Felipe de Caguas (Julio Ramos) entra por una esquina tocando el triángulo, y Manuel de Ponce (Gabriel Leyva) ocupa la otra esquina tocando las claves. Ambos ciegos se enredan en una conversación que es un deleite para el público. Las carcajadas sonoras y limpias brotaban de las gargantas de todos los espectadores, que acompañaban la situación cómica y real a la que se enfrentan ambos personajes.

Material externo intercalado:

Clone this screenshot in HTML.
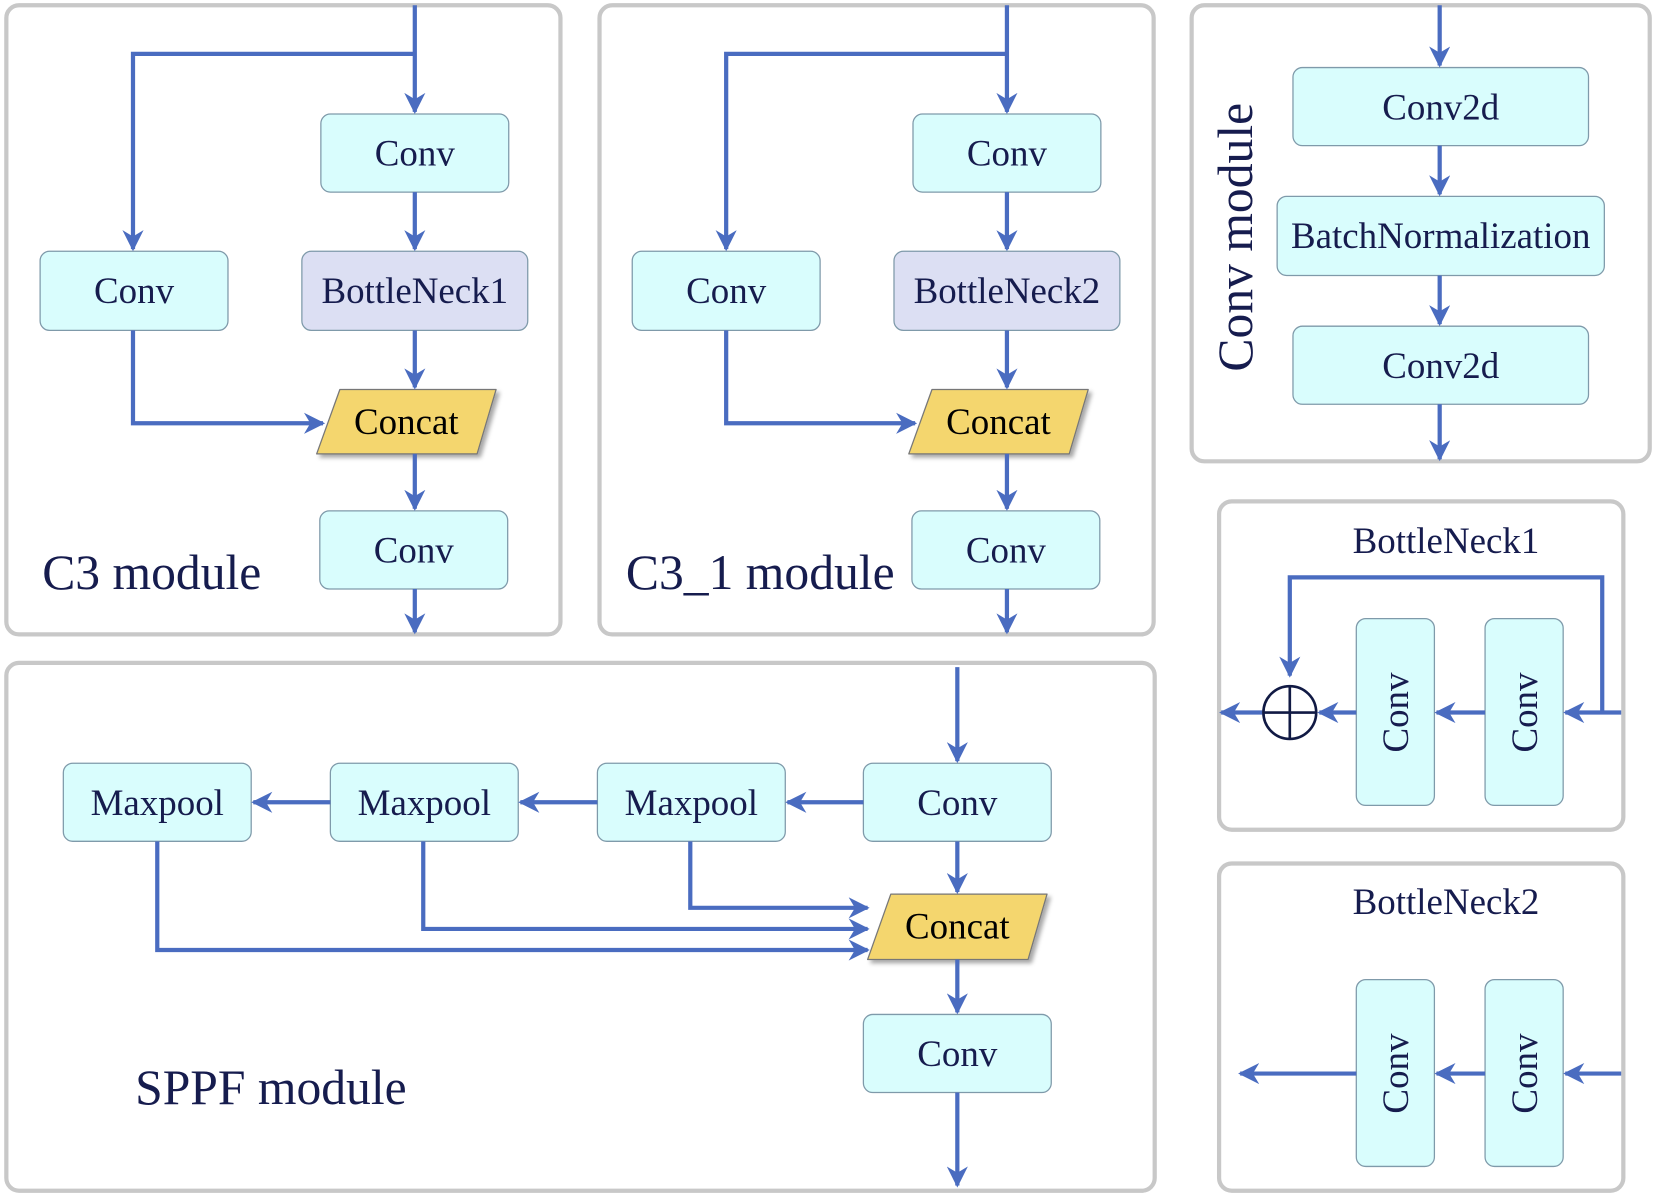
<!DOCTYPE html>
<html><head><meta charset="utf-8"><style>html,body{margin:0;padding:0;background:#fff}svg{display:block}</style></head>
<body>
<svg width="1655" height="1196" viewBox="0 0 1568 1133" preserveAspectRatio="none" xmlns="http://www.w3.org/2000/svg" font-family="Liberation Serif, serif">
<defs>
<marker id="a" viewBox="0 0 10 10" refX="9" refY="5" markerWidth="5" markerHeight="5" orient="auto"><path d="M0,0 L10,5 L0,10 L3,5 z" fill="#4a6cc0"/></marker>
<filter id="sh" x="-10%" y="-10%" width="130%" height="140%"><feDropShadow dx="3" dy="3" stdDeviation="2" flood-color="#000" flood-opacity="0.35"/></filter>
</defs>
<g fill="none" stroke="#c8c8c8" stroke-width="4">
<rect x="6" y="5" width="525" height="596" rx="12"/>
<rect x="568" y="5" width="525" height="596" rx="12"/>
<rect x="1129" y="5" width="434" height="432" rx="12"/>
<rect x="6" y="628" width="1088" height="500" rx="12"/>
<rect x="1155" y="475" width="383" height="311" rx="12"/>
<rect x="1155" y="818" width="383" height="310" rx="12"/>
</g>
<g font-size="35" fill="#161c4e" text-anchor="middle">
<g stroke="#7f9aaa" stroke-width="1.2">
<rect x="304" y="108" width="178" height="74" rx="9" fill="#d9fdfd"/>
<rect x="38" y="238" width="178" height="75" rx="9" fill="#d9fdfd"/>
<rect x="286" y="238" width="214" height="75" rx="9" fill="#dcdff3"/>
<rect x="303" y="484" width="178" height="74" rx="9" fill="#d9fdfd"/>
<path d="M322,369 L470,369 L452,430 L300,430 Z" fill="#f4d66e" stroke="#777" filter="url(#sh)" stroke-linejoin="round"/>
<rect x="865" y="108" width="178" height="74" rx="9" fill="#d9fdfd"/>
<rect x="599" y="238" width="178" height="75" rx="9" fill="#d9fdfd"/>
<rect x="847" y="238" width="214" height="75" rx="9" fill="#dcdff3"/>
<rect x="864" y="484" width="178" height="74" rx="9" fill="#d9fdfd"/>
<path d="M883,369 L1031,369 L1013,430 L861,430 Z" fill="#f4d66e" stroke="#777" filter="url(#sh)" stroke-linejoin="round"/>
<rect x="1225" y="64" width="280" height="74" rx="9" fill="#d9fdfd"/>
<rect x="1210" y="186" width="310" height="75" rx="9" fill="#d9fdfd"/>
<rect x="1225" y="309" width="280" height="74" rx="9" fill="#d9fdfd"/>
<rect x="1285" y="586" width="74" height="177" rx="9" fill="#d9fdfd"/>
<rect x="1407" y="586" width="74" height="177" rx="9" fill="#d9fdfd"/>
<rect x="1285" y="928" width="74" height="177" rx="9" fill="#d9fdfd"/>
<rect x="1407" y="928" width="74" height="177" rx="9" fill="#d9fdfd"/>
<rect x="60" y="723" width="178" height="74" rx="9" fill="#d9fdfd"/>
<rect x="313" y="723" width="178" height="74" rx="9" fill="#d9fdfd"/>
<rect x="566" y="723" width="178" height="74" rx="9" fill="#d9fdfd"/>
<rect x="818" y="723" width="178" height="74" rx="9" fill="#d9fdfd"/>
<rect x="818" y="961" width="178" height="74" rx="9" fill="#d9fdfd"/>
<path d="M844,847 L992,847 L974,909 L822,909 Z" fill="#f4d66e" stroke="#777" filter="url(#sh)" stroke-linejoin="round"/>
</g>
<text x="393" y="157">Conv</text>
<text x="127" y="287">Conv</text>
<text x="393" y="287">BottleNeck1</text>
<text x="385" y="411" fill="#000">Concat</text>
<text x="392" y="533">Conv</text>
<text x="954" y="157">Conv</text>
<text x="688" y="287">Conv</text>
<text x="954" y="287">BottleNeck2</text>
<text x="946" y="411" fill="#000">Concat</text>
<text x="953" y="533">Conv</text>
<text x="1365" y="113">Conv2d</text>
<text x="1365" y="235">BatchNormalization</text>
<text x="1365" y="358">Conv2d</text>
<text x="1370" y="524">BottleNeck1</text>
<text x="1370" y="866">BottleNeck2</text>
<text transform="translate(1334,675) rotate(-90)">Conv</text>
<text transform="translate(1456,675) rotate(-90)">Conv</text>
<text transform="translate(1334,1017) rotate(-90)">Conv</text>
<text transform="translate(1456,1017) rotate(-90)">Conv</text>
<text x="149" y="772">Maxpool</text>
<text x="402" y="772">Maxpool</text>
<text x="655" y="772">Maxpool</text>
<text x="907" y="772">Conv</text>
<text x="907" y="889" fill="#000">Concat</text>
<text x="907" y="1010">Conv</text>
<g font-size="47" text-anchor="start">
<text x="40" y="558">C3 module</text>
<text x="593" y="558">C3_1 module</text>
<text x="128" y="1046">SPPF module</text>
<text transform="translate(1186,352) rotate(-90)">Conv module</text>
</g>
</g>
<g stroke="#4a6cc0" stroke-width="4" fill="none" marker-end="url(#a)">
<path d="M393,5 V106"/><path d="M393,51 H126 V236"/><path d="M393,182 V236"/><path d="M393,313 V367"/><path d="M393,430 V482"/><path d="M393,558 V599"/><path d="M126,313 V401 H306"/>
<path d="M954,5 V106"/><path d="M954,51 H688 V236"/><path d="M954,182 V236"/><path d="M954,313 V367"/><path d="M954,430 V482"/><path d="M954,558 V599"/><path d="M688,313 V401 H867"/>
<path d="M1364,5 V62"/><path d="M1364,138 V184"/><path d="M1364,261 V307"/><path d="M1364,383 V435"/>
<path d="M1536,675 H1483"/><path d="M1407,675 H1361"/><path d="M1285,675 H1250"/><path d="M1196,675 H1157"/>
<path d="M1518,675 V547 H1222 V640"/>
<path d="M1536,1017 H1483"/><path d="M1407,1017 H1361"/><path d="M1285,1017 H1175"/>
<path d="M907,632 V721"/><path d="M818,760 H746"/><path d="M566,760 H493"/><path d="M313,760 H240"/>
<path d="M907,797 V845"/><path d="M907,909 V959"/><path d="M907,1035 V1123"/>
<path d="M654,797 V860 H822"/><path d="M401,797 V880 H822"/><path d="M149,797 V900 H822"/>
</g>
<g stroke="#111a44" stroke-width="2.5" fill="none">
<circle cx="1222" cy="675" r="25"/><path d="M1197,675 H1247 M1222,650 V700"/>
</g>
</svg>
</body></html>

“¿Qué cosa Julio y Gabriel no han hecho? De ciegos. De ahí salieron los personajes y yo solo los puse a hablar”, cuenta con seguridad la dramaturga. La autora devela su proceso: “Trabajo mucho con la escritura automática. Escribo y después le doy la primera lectura, y mientras ensayamos, tengo la suerte de co-dirigir también, y eso me facilita reescribir el texto mientras lo voy probando. Esta palabra aquí no, quito esto, déjame alargar más esto, y lo voy trabajando”.
La experiencia actoral
El director, Heriberto Feliciano, asegura que esta estética impone un reto a los actores “desde la interpretación, que tiene que ser lo más creíble posible, hasta la proyección, porque tenemos de enemigo el viento, los aviones, la calle, la guitarra, todo lo que pasa”.
Ambos actores asumen el reto. Mantener el ritmo, alzar la voz para ser escuchado y actuar con los ojos cerrados en escena, fueron algunos de los retos para Julio Ramos. “Te permite un trabajo más realista en un lugar muy distinto”, reconocío Ramos.
Para Gabriel Leyva, la actuación se hace más íntima, “es como ver a tu mamá tendiendo ropa en el patio, tan cercana, tan real”. Además, le gusta porque su meta como actor es alcanzar un sentido de verdad. “Es ser creíble, ser verdadero, y lo que esté diciendo que sea desde el alma. Y más en un texto como en el de Alejandra, que es como ir a una plaza de Río Piedras, y sentarse a escuchar a dos ciegos, los ves y los conoces. Es real, orgánica”, concluyó el joven actor.
Los secretos del techo y el viento
Para Feliciano, lo que hace diferente este proyecto es que es totalmente independiente y se nutre de la ayuda que la gente les pueda brindar. Harrison alude a los instrumentos caseros, todos hechos a mano o reciclados, las consolas, las bombillas.
“Es una experiencia muy linda y única, porque es teatro hecho por mis compañeros… en un techo”, dice Gabriel Leyva entre risas. Además, le ha conmovido la idea de trabajar en [el Viejo] San Juan. “Hay cierta magia en la comunidad, en el edificio, en la azotea, que me encanta porque crea un momento bien íntimo”, añadió con su sonrisa inacabable.
“A mí me encanta el reto, y creo que estamos lanzándonos retos constantemente, para que la gente que llega hasta la azotea vea el espectáculo completo, desde el cielo, las estrellas, hasta [la micro-obra], así que hay que cuidar el trabajo para que la gente siga apoyándonos”, concluyó Feliciano.
El mundo alrededor sigue intacto. Los carros metálicos se enfilan sobre los adoquines de la calle, las casas descansan unas contra otras, marrones, azules, rosadas, amarillas, levantadas con sus balcones y sus techos. Las luces no cambian. Pero esa azotea respira.